The Duterte administration will repeal former President Benigno Aquino III’s order to merge state-run lenders Development Bank of the Philippines and Land Bank of the Philippines, Finance Secretary Carlos G. Dominguez III said.
While the Department of Finance was still determining the legal way to repeal Executive Order No. 198 issued by Aquino in February, Dominguez told reporters that the current administration will not implement it.”
According to Dominguez, the merger of DBP and Landbank cannot be done through a mere executive order, stressing in an earlier statement that such requires legislative action.

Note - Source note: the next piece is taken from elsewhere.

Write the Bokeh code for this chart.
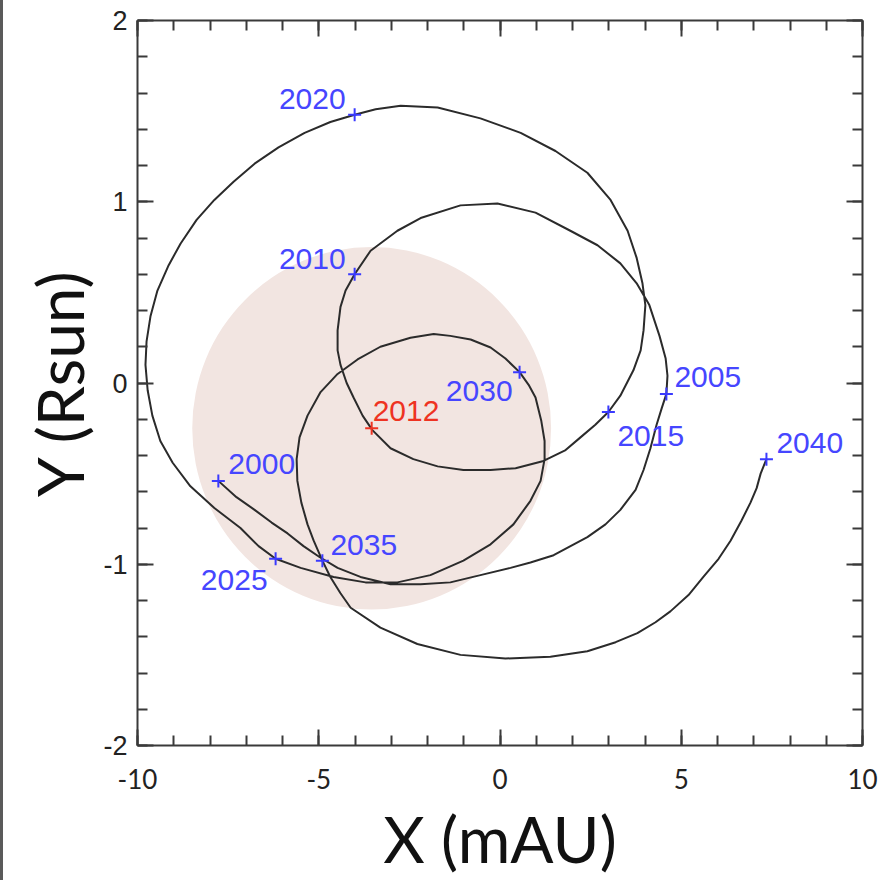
from bokeh.plotting import figure
from bokeh.models import Range1d, LinearAxis, SingleIntervalTicker, ColumnDataSource, CustomJSTickFormatter
from bokeh.core.properties import value
from bokeh.embed import file_html
from bokeh.resources import INLINE

# ---- data ----
# Sun's path, X in mAU, Y in Rsun, 2000 -> 2040
path_x_2000_2005 = [-7.77, -7.27, -6.77, -6.30, -5.86, -5.42, -4.98, -4.48, -3.85, -3.02, -2.19,
                    -1.37, -0.54, 0.29, 0.84, 1.48, 2.41, 2.91, 3.32, 3.74, 3.96, 4.15, 4.32, 4.46, 4.59]
path_y_2000_2005 = [-0.54, -0.63, -0.70, -0.77, -0.83, -0.90, -0.96, -1.02, -1.07, -1.11, -1.11,
                    -1.10, -1.06, -1.02, -0.99, -0.95, -0.85, -0.78, -0.70, -0.59, -0.48, -0.36, -0.23, -0.14, -0.06]
path_x_2005_2015 = [4.59, 4.62, 4.57, 4.40, 4.12, 3.77, 3.32, 2.69, 1.94, 0.98, -0.07, -1.09, -2.19,
                    -2.83, -3.57, -4.01, -4.26, -4.40, -4.48, -4.48, -4.40, -4.23, -4.04, -3.79, -3.52,
                    -3.02, -2.39, -1.72, -1.01, -0.26, 0.43, 1.20, 1.81, 2.22, 2.63, 2.99]
path_y_2005_2015 = [-0.06, 0.04, 0.135, 0.26, 0.43, 0.55, 0.66, 0.76, 0.84, 0.94, 0.99, 0.98, 0.91,
                    0.84, 0.73, 0.60, 0.51, 0.42, 0.29, 0.18, 0.10, 0.00, -0.08, -0.18, -0.26,
                    -0.36, -0.42, -0.46, -0.48, -0.48, -0.47, -0.43, -0.37, -0.30, -0.23, -0.16]
path_x_2015_2025 = [2.99, 3.32, 3.68, 3.88, 3.96, 4.01, 3.93, 3.77, 3.52, 3.05, 2.41, 1.53, 0.57,
                    -0.54, -1.72, -2.74, -3.43, -4.01, -4.68, -5.39, -6.11, -6.77, -7.35, -7.88,
                    -8.37, -8.81, -9.14, -9.45, -9.64, -9.75, -9.78, -9.72, -9.59, -9.37, -9.03,
                    -8.54, -7.88, -7.16, -6.66, -6.19]
path_y_2015_2025 = [-0.16, -0.07, 0.07, 0.18, 0.29, 0.43, 0.55, 0.69, 0.84, 1.01, 1.16, 1.28, 1.38,
                    1.46, 1.52, 1.53, 1.51, 1.48, 1.44, 1.38, 1.30, 1.21, 1.11, 1.01,
                    0.90, 0.77, 0.65, 0.51, 0.37, 0.23, 0.10, -0.04, -0.18, -0.32, -0.44,
                    -0.57, -0.69, -0.80, -0.90, -0.97]
path_x_2025_2030 = [-6.19, -5.50, -4.59, -3.71, -2.83, -1.92, -1.01, -0.26, 0.37, 0.84, 1.12, 1.23,
                    1.23, 1.14, 0.98, 0.79, 0.54]
path_y_2025_2030 = [-0.97, -1.02, -1.07, -1.10, -1.10, -1.06, -0.98, -0.89, -0.78, -0.65, -0.54, -0.42,
                    -0.32, -0.21, -0.08, -0.01, 0.06]
path_x_2030_2035 = [0.54, 0.15, -0.26, -0.81, -1.37, -1.83, -2.47, -3.30, -3.93, -4.48, -4.95, -5.31,
                    -5.53, -5.61, -5.59, -5.48, -5.31, -5.14, -4.90]
path_y_2030_2035 = [0.06, 0.135, 0.196, 0.24, 0.26, 0.27, 0.25, 0.20, 0.13, 0.05, -0.05, -0.18,
                    -0.30, -0.42, -0.54, -0.66, -0.78, -0.87, -0.98]
path_x_2035_2040 = [-4.90, -4.68, -4.40, -4.12, -3.30, -2.28, -1.09, 0.15, 1.39, 2.41, 3.19, 3.79,
                    4.29, 4.70, 5.20, 5.61, 6.03, 6.36, 6.66, 6.91, 7.08, 7.19, 7.35]
path_y_2035_2040 = [-0.98, -1.07, -1.16, -1.24, -1.35, -1.44, -1.50, -1.52, -1.51, -1.48, -1.43, -1.38,
                    -1.32, -1.26, -1.17, -1.07, -0.97, -0.87, -0.76, -0.66, -0.58, -0.50, -0.42]

years = ["2000", "2005", "2010", "2015", "2020", "2025", "2030", "2035", "2040"]
year_x = [-7.77, 4.59, -4.01, 2.99, -4.01, -6.19, 0.54, -4.90, 7.35]
year_y = [-0.54, -0.06, 0.60, -0.16, 1.48, -0.97, 0.06, -0.98, -0.42]

now_label = ["2012"]
now_x = [-3.54]
now_y = [-0.25]

sun_radius_x = 4.95   # mAU
sun_radius_y = 1.0    # Rsun

x_ticks_interval = 5
y_ticks_interval = 1

# ---- label placement (style) ----
lab_align = ["left", "left", "right", "left", "right", "right", "right", "left", "left"]
lab_dx = [10, 8, -9, 9, -9, -8, -7, 8, 10]
lab_dy = [-17, -17, -15, 24, -16, 21, 19, -16, -16]

path_x = (path_x_2000_2005 + path_x_2005_2015[1:] + path_x_2015_2025[1:] +
          path_x_2025_2030[1:] + path_x_2030_2035[1:] + path_x_2035_2040[1:])
path_y = (path_y_2000_2005 + path_y_2005_2015[1:] + path_y_2015_2025[1:] +
          path_y_2025_2030[1:] + path_y_2030_2035[1:] + path_y_2035_2040[1:])

p = figure(width=880, height=880, x_range=Range1d(-10, 10), y_range=Range1d(-2, 2),
           output_backend="svg", toolbar_location=None,
           x_axis_type=None, y_axis_type=None,
           min_border_left=137, min_border_right=18, min_border_top=20, min_border_bottom=135)
p.outline_line_color = None
p.background_fill_color = "white"
p.border_fill_color = "white"
p.border_fill_alpha = 0
p.styles = {"background-color": "white", "box-shadow": "inset 3px 0 0 #5a5a5a"}

AX_COL = "#3a3a3a"

def style_axis(ax, show_labels):
    ax.axis_line_color = AX_COL
    ax.axis_line_width = 2
    ax.major_tick_line_color = AX_COL
    ax.minor_tick_line_color = AX_COL
    ax.major_tick_line_width = 2
    ax.minor_tick_line_width = 2
    ax.major_tick_in = 16
    ax.major_tick_out = 0
    ax.minor_tick_in = 10
    ax.minor_tick_out = 0
    if show_labels:
        ax.formatter = CustomJSTickFormatter(code="return tick.toFixed(0);")
    else:
        ax.formatter = CustomJSTickFormatter(code="return '';")
        ax.major_label_standoff = 0

xt = SingleIntervalTicker(interval=x_ticks_interval, num_minor_ticks=5)
yt = SingleIntervalTicker(interval=y_ticks_interval, num_minor_ticks=5)

xb = LinearAxis(ticker=xt, axis_label="X (mAU)")
style_axis(xb, True)
xb.major_label_text_font = "Lato"
xb.major_label_text_font_size = "26px"
xb.major_label_text_color = "#222222"
xb.major_label_standoff = 23
xb.axis_label_text_font = "Lato"
xb.axis_label_text_font_size = "64px"
xb.axis_label_text_font_style = "normal"
xb.axis_label_text_color = "#111111"
xb.axis_label_standoff = 8
p.add_layout(xb, "below")

yl = LinearAxis(ticker=yt, axis_label="Y (Rsun)")
style_axis(yl, True)
yl.major_label_text_font = "Liberation Sans"
yl.major_label_text_font_size = "27px"
yl.major_label_text_color = "#222222"
yl.major_label_standoff = 10
yl.axis_label_text_font = "Lato"
yl.axis_label_text_font_size = "64px"
yl.axis_label_text_font_style = "normal"
yl.axis_label_text_color = "#111111"
yl.axis_label_standoff = 2
p.add_layout(yl, "left")

xa = LinearAxis(ticker=SingleIntervalTicker(interval=x_ticks_interval, num_minor_ticks=5))
style_axis(xa, False)
p.add_layout(xa, "above")

yr = LinearAxis(ticker=SingleIntervalTicker(interval=y_ticks_interval, num_minor_ticks=5))
style_axis(yr, False)
p.add_layout(yr, "right")

# Sun disk centred on the 2012 position
p.ellipse(x=now_x, y=now_y, width=[2 * sun_radius_x], height=[2 * sun_radius_y],
          fill_color="#f2e5e1", line_color=None)

p.line(path_x, path_y, line_color="#2b2b2b", line_width=2)

p.scatter(year_x, year_y, marker="cross", size=13, line_color="#3a3aff", line_width=2)
p.scatter(now_x, now_y, marker="cross", size=13, line_color="#ee3322", line_width=2)

src = ColumnDataSource(dict(x=year_x, y=year_y, t=years, a=lab_align, dx=lab_dx, dy=lab_dy))
p.text(x="x", y="y", text="t", source=src, text_align="a", x_offset="dx", y_offset="dy",
       text_baseline="middle", text_font=value("Liberation Sans"), text_font_size="30px",
       text_color="#4646ff")
p.text(x=now_x, y=now_y, text=now_label, x_offset=1, y_offset=-17, text_align="left",
       text_baseline="middle", text_font=value("Liberation Sans"), text_font_size="30px",
       text_color="#ee3322")

open("out.html", "w").write(file_html(p, INLINE))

The finance chief also pointed out that the two state-run banks have different mandates. “I’m really not sure that you’re going to be serving the public right because these institutions were put up to address two different kinds of problems: the problem of the farmers [in the case of Landbank] and the problem of the industry [in DBP’s case]. I don’t know how you can possibly think that by putting them together you’re going to serve the public better,” Dominguez said.
DBP and Landbank have yet to formally apply for a merger with the Bangko Sentral ng Pilipinas (BSP), Deputy Governor Nestor A. Espenilla Jr. told reporters Wednesday night.
The BSP nonetheless had received a business plan on the DBP-Landbank merger, which must get the nod of the BSP and state run Philippine Deposit Insurance Corp.
EO 198 ordered the merger of DBP and Landbank within a one-year timeline, with the latter as surviving entity.
The merger will result in a bank with combined assets of P1.71 trillion, based on end-2015 BSP data, which will make it the country’s second biggest bank in terms of assets and seen challenging local tycoons’ dominance in the banking sector.
The bigger lender to be established from the merger is being eyed to increase loans to infrastructure projects on top of initiatives under their developmental mandate.
“The merger will result in a combined single borrower’s limit (SBL) of P26 billion compared with DBP’s SBL at P9 billion and Landbank’s at P17 billion. A higher SBL enables the surviving bank to fund big-ticket infrastructure projects,” the Governance Commission for Government Owned or Controlled Corporations (GCG) had said in a briefing paper.